**REQUEST**
Retype each record below word for word. Leave the pictures out.

-- Start INPUT --

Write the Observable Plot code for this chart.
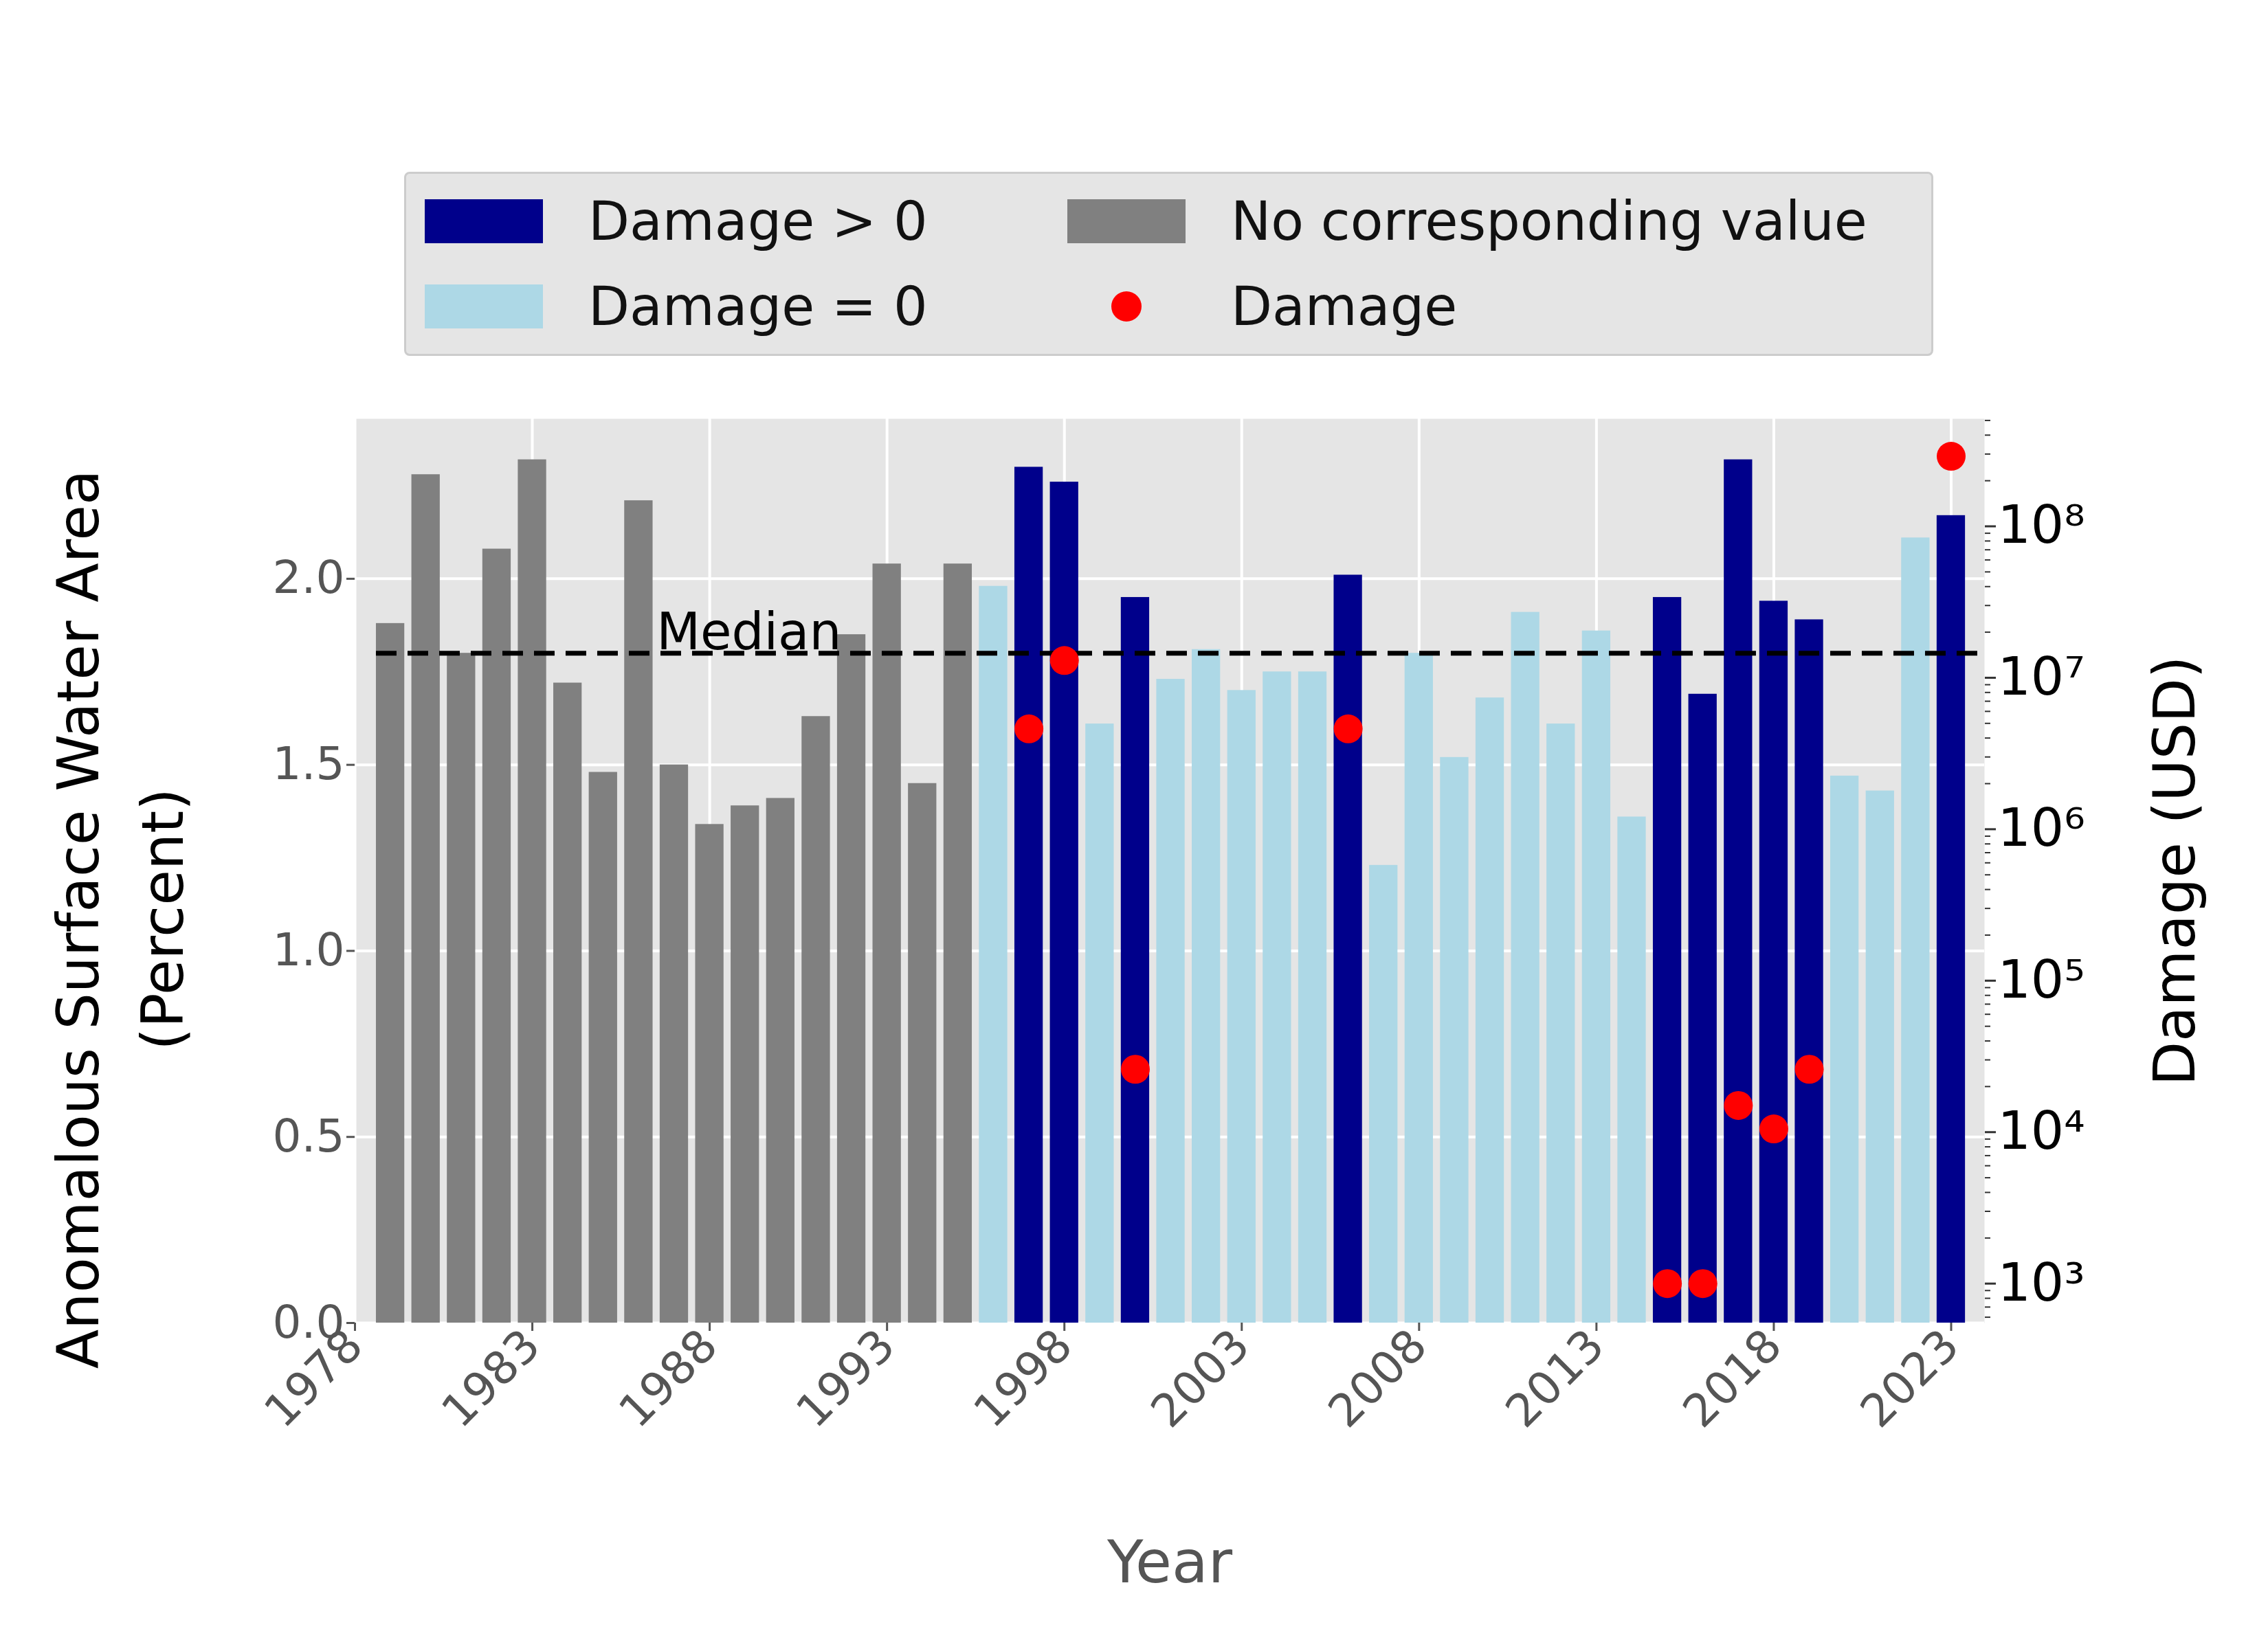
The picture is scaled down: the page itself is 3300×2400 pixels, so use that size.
<!DOCTYPE html>
<html>
<head>
<meta charset="utf-8">
<script src="https://cdn.jsdelivr.net/npm/d3@7"></script>
<script src="https://cdn.jsdelivr.net/npm/@observablehq/plot@0.6"></script>
<style>
  body { margin: 0; background: white; font-family: "DejaVu Sans", sans-serif; }
  #wrap { position: relative; width: 3300px; height: 2400px; }
  #legend { position: absolute; left: 588px; top: 250px; width: 2225px; height: 268px;
    background: #e5e5e5; border: 3px solid #cccccc; border-radius: 8px; box-sizing: border-box;
    font-size: 78px; color: #111; }
  .item { position: absolute; display: flex; align-items: center; }
  .sw { width: 172px; height: 64px; margin-right: 66px; }
  .dot { width: 44px; height: 44px; border-radius: 50%; background: red; margin: 0 130px 0 64px; }
</style>
</head>
<body>
<div id="wrap">
  <div id="legend">
    <div class="item" style="left:27px;top:24px"><div class="sw" style="background:#00008b"></div>Damage &gt; 0</div>
    <div class="item" style="left:27px;top:148px"><div class="sw" style="background:#add8e6"></div>Damage = 0</div>
    <div class="item" style="left:962px;top:24px"><div class="sw" style="background:#808080"></div>No corresponding value</div>
    <div class="item" style="left:962px;top:148px"><div class="dot"></div>Damage</div>
  </div>
  <div id="chart"></div>
</div>
<script>
const years = d3.range(1979, 2024);
const area = [1.88, 2.28, 1.80, 2.08, 2.32, 1.72, 1.48, 2.21, 1.50, 1.34, 1.39, 1.41, 1.63, 1.85, 2.04, 1.45, 2.04,
  1.98, 2.30, 2.26, 1.61, 1.95, 1.73, 1.81, 1.70, 1.75, 1.75, 2.01, 1.23, 1.80, 1.52, 1.68, 1.91, 1.61, 1.86, 1.36,
  1.95, 1.69, 2.32, 1.94, 1.89, 1.47, 1.43, 2.11, 2.17];
// "none" = no damage record, "zero" = damage 0, "pos" = damage > 0
const status = [
  ...Array(17).fill("none"),
  "zero", "pos", "pos", "zero", "pos", "zero", "zero", "zero", "zero", "zero", "pos", "zero", "zero", "zero", "zero",
  "zero", "zero", "zero", "zero", "pos", "pos", "pos", "pos", "pos", "zero", "zero", "zero", "pos"];
const damageYears = [1997, 1998, 2000, 2006, 2015, 2016, 2017, 2018, 2019, 2023];
const damageUSD = [4.6e6, 1.3e7, 2.6e4, 4.6e6, 1e3, 1e3, 1.5e4, 1.05e4, 2.6e4, 2.9e8];
const median = 1.80;

const yMax = 2.43, logMin = 2.74, logMax = 8.71;
const toLeft = (d) => (Math.log10(d) - logMin) / (logMax - logMin) * yMax;
const colors = {none: "#808080", zero: "#add8e6", pos: "#00008b"};

const bars = years.map((y, i) => ({year: y, value: area[i], status: status[i]}));
const damage = damageYears.map((y, i) => ({year: y, d: damageUSD[i]}));
const majors = [1e3, 1e4, 1e5, 1e6, 1e7, 1e8];
const minors = [];
for (let k = 2; k <= 8; k++) for (let m = 2; m <= 9; m++) {
  const v = m * 10 ** k;
  if (Math.log10(v) >= logMin && Math.log10(v) <= logMax) minors.push(v);
}
const sup = {"3": "³", "4": "⁴", "5": "⁵", "6": "⁶", "7": "⁷", "8": "⁸"};
const pxPerYear = (3300 - 516 - 413) / 45.94;

const chart = Plot.plot({
  width: 3300,
  height: 2400,
  marginLeft: 516,
  marginRight: 413,
  marginTop: 609,
  marginBottom: 475,
  x: {domain: [1978, 2023.94]},
  y: {domain: [0, yMax]},
  style: {fontFamily: "DejaVu Sans", fontSize: 68, background: "transparent"},
  marks: [
    Plot.frame({fill: "#e5e5e5", stroke: null}),
    Plot.gridX({ticks: d3.range(1978, 2024, 5), stroke: "white", strokeOpacity: 1, strokeWidth: 4}),
    Plot.gridY({ticks: [0, 0.5, 1, 1.5, 2], stroke: "white", strokeOpacity: 1, strokeWidth: 4}),
    Plot.rectY(bars, {x1: d => d.year - 0.4, x2: d => d.year + 0.4, y: "value", fill: d => colors[d.status]}),
    Plot.ruleY([median], {stroke: "black", strokeWidth: 7, strokeDasharray: "30,16", x1: 1978.6, x2: 2023.94}),
    Plot.text(["Median"], {x: 1986.5, y: 1.81, text: d => d, textAnchor: "start", lineAnchor: "bottom", fontSize: 74, fill: "black"}),
    Plot.dot(damage, {x: "year", y: d => toLeft(d.d), r: 21, fill: "red"}),
    Plot.axisX({ticks: d3.range(1978, 2024, 5), tickFormat: d => String(d), tickRotate: -45, tickSize: 12,
      tickPadding: 10, stroke: "#555", strokeWidth: 3, color: "#555", fontSize: 66, label: null}),
    Plot.text(["Year"], {x: (1978 + 2023.94) / 2, y: 0, text: d => d, dy: 350, fontSize: 86, fill: "#555"}),
    Plot.axisY({ticks: [0, 0.5, 1, 1.5, 2], tickFormat: d3.format(".1f"), tickSize: 12, strokeWidth: 3,
      color: "#555", fontSize: 66, label: null}),
    Plot.text(["Anomalous Surface Water Area", "(Percent)"], {
      x: d => d === "(Percent)" ? 1978 - 277 / pxPerYear : 1978 - 400 / pxPerYear,
      y: yMax / 2 - 0.13, text: d => d, rotate: -90, fontSize: 84, fill: "black"}),
    Plot.axisY(majors.map(toLeft), {anchor: "right", tickSize: 16, strokeWidth: 3, stroke: "#333",
      tickFormat: v => { const e = Math.round(v / yMax * (logMax - logMin) + logMin); return "10" + sup[e]; },
      color: "black", fontSize: 76, label: null}),
    Plot.axisY(minors.map(toLeft), {anchor: "right", tickSize: 8, strokeWidth: 2, stroke: "#333",
      tickFormat: () => "", label: null}),
    Plot.text(["Damage (USD)"], {x: 2023.94 + 279 / pxPerYear, y: yMax / 2, text: d => d, rotate: -90, fontSize: 84, fill: "black"})
  ]
});
document.getElementById("chart").append(chart);
</script>
</body>
</html>
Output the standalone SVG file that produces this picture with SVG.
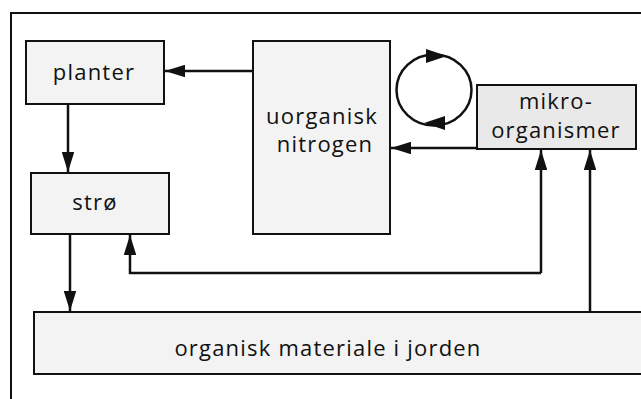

-- End INPUT --

**ANSWER TO THIS EXERCISE**
Write the Observable Plot code for this chart.
The picture is scaled down: the page itself is 3300×2400 pixels, so use that size.
<!DOCTYPE html>
<html>
<head>
<meta charset="utf-8">
<script src="https://cdn.jsdelivr.net/npm/d3@7"></script>
<script src="https://cdn.jsdelivr.net/npm/@observablehq/plot@0.6"></script>
<style>
  body { margin: 0; background: white; font-family: "DejaVu Sans", sans-serif; }
  #wrap { position: relative; width: 3300px; height: 2400px; }
  #legend { position: absolute; left: 588px; top: 250px; width: 2225px; height: 268px;
    background: #e5e5e5; border: 3px solid #cccccc; border-radius: 8px; box-sizing: border-box;
    font-size: 78px; color: #111; }
  .item { position: absolute; display: flex; align-items: center; }
  .sw { width: 172px; height: 64px; margin-right: 66px; }
  .dot { width: 44px; height: 44px; border-radius: 50%; background: red; margin: 0 130px 0 64px; }
</style>
</head>
<body>
<div id="wrap">
  <div id="legend">
    <div class="item" style="left:27px;top:24px"><div class="sw" style="background:#00008b"></div>Damage &gt; 0</div>
    <div class="item" style="left:27px;top:148px"><div class="sw" style="background:#add8e6"></div>Damage = 0</div>
    <div class="item" style="left:962px;top:24px"><div class="sw" style="background:#808080"></div>No corresponding value</div>
    <div class="item" style="left:962px;top:148px"><div class="dot"></div>Damage</div>
  </div>
  <div id="chart"></div>
</div>
<script>
const years = d3.range(1979, 2024);
const area = [1.88, 2.28, 1.80, 2.08, 2.32, 1.72, 1.48, 2.21, 1.50, 1.34, 1.39, 1.41, 1.63, 1.85, 2.04, 1.45, 2.04,
  1.98, 2.30, 2.26, 1.61, 1.95, 1.73, 1.81, 1.70, 1.75, 1.75, 2.01, 1.23, 1.80, 1.52, 1.68, 1.91, 1.61, 1.86, 1.36,
  1.95, 1.69, 2.32, 1.94, 1.89, 1.47, 1.43, 2.11, 2.17];
// "none" = no damage record, "zero" = damage 0, "pos" = damage > 0
const status = [
  ...Array(17).fill("none"),
  "zero", "pos", "pos", "zero", "pos", "zero", "zero", "zero", "zero", "zero", "pos", "zero", "zero", "zero", "zero",
  "zero", "zero", "zero", "zero", "pos", "pos", "pos", "pos", "pos", "zero", "zero", "zero", "pos"];
const damageYears = [1997, 1998, 2000, 2006, 2015, 2016, 2017, 2018, 2019, 2023];
const damageUSD = [4.6e6, 1.3e7, 2.6e4, 4.6e6, 1e3, 1e3, 1.5e4, 1.05e4, 2.6e4, 2.9e8];
const median = 1.80;

const yMax = 2.43, logMin = 2.74, logMax = 8.71;
const toLeft = (d) => (Math.log10(d) - logMin) / (logMax - logMin) * yMax;
const colors = {none: "#808080", zero: "#add8e6", pos: "#00008b"};

const bars = years.map((y, i) => ({year: y, value: area[i], status: status[i]}));
const damage = damageYears.map((y, i) => ({year: y, d: damageUSD[i]}));
const majors = [1e3, 1e4, 1e5, 1e6, 1e7, 1e8];
const minors = [];
for (let k = 2; k <= 8; k++) for (let m = 2; m <= 9; m++) {
  const v = m * 10 ** k;
  if (Math.log10(v) >= logMin && Math.log10(v) <= logMax) minors.push(v);
}
const sup = {"3": "³", "4": "⁴", "5": "⁵", "6": "⁶", "7": "⁷", "8": "⁸"};
const pxPerYear = (3300 - 516 - 413) / 45.94;

const chart = Plot.plot({
  width: 3300,
  height: 2400,
  marginLeft: 516,
  marginRight: 413,
  marginTop: 609,
  marginBottom: 475,
  x: {domain: [1978, 2023.94]},
  y: {domain: [0, yMax]},
  style: {fontFamily: "DejaVu Sans", fontSize: 68, background: "transparent"},
  marks: [
    Plot.frame({fill: "#e5e5e5", stroke: null}),
    Plot.gridX({ticks: d3.range(1978, 2024, 5), stroke: "white", strokeOpacity: 1, strokeWidth: 4}),
    Plot.gridY({ticks: [0, 0.5, 1, 1.5, 2], stroke: "white", strokeOpacity: 1, strokeWidth: 4}),
    Plot.rectY(bars, {x1: d => d.year - 0.4, x2: d => d.year + 0.4, y: "value", fill: d => colors[d.status]}),
    Plot.ruleY([median], {stroke: "black", strokeWidth: 7, strokeDasharray: "30,16", x1: 1978.6, x2: 2023.94}),
    Plot.text(["Median"], {x: 1986.5, y: 1.81, text: d => d, textAnchor: "start", lineAnchor: "bottom", fontSize: 74, fill: "black"}),
    Plot.dot(damage, {x: "year", y: d => toLeft(d.d), r: 21, fill: "red"}),
    Plot.axisX({ticks: d3.range(1978, 2024, 5), tickFormat: d => String(d), tickRotate: -45, tickSize: 12,
      tickPadding: 10, stroke: "#555", strokeWidth: 3, color: "#555", fontSize: 66, label: null}),
    Plot.text(["Year"], {x: (1978 + 2023.94) / 2, y: 0, text: d => d, dy: 350, fontSize: 86, fill: "#555"}),
    Plot.axisY({ticks: [0, 0.5, 1, 1.5, 2], tickFormat: d3.format(".1f"), tickSize: 12, strokeWidth: 3,
      color: "#555", fontSize: 66, label: null}),
    Plot.text(["Anomalous Surface Water Area", "(Percent)"], {
      x: d => d === "(Percent)" ? 1978 - 277 / pxPerYear : 1978 - 400 / pxPerYear,
      y: yMax / 2 - 0.13, text: d => d, rotate: -90, fontSize: 84, fill: "black"}),
    Plot.axisY(majors.map(toLeft), {anchor: "right", tickSize: 16, strokeWidth: 3, stroke: "#333",
      tickFormat: v => { const e = Math.round(v / yMax * (logMax - logMin) + logMin); return "10" + sup[e]; },
      color: "black", fontSize: 76, label: null}),
    Plot.axisY(minors.map(toLeft), {anchor: "right", tickSize: 8, strokeWidth: 2, stroke: "#333",
      tickFormat: () => "", label: null}),
    Plot.text(["Damage (USD)"], {x: 2023.94 + 279 / pxPerYear, y: yMax / 2, text: d => d, rotate: -90, fontSize: 84, fill: "black"})
  ]
});
document.getElementById("chart").append(chart);
</script>
</body>
</html>
Output the standalone SVG file that produces this picture with SVG.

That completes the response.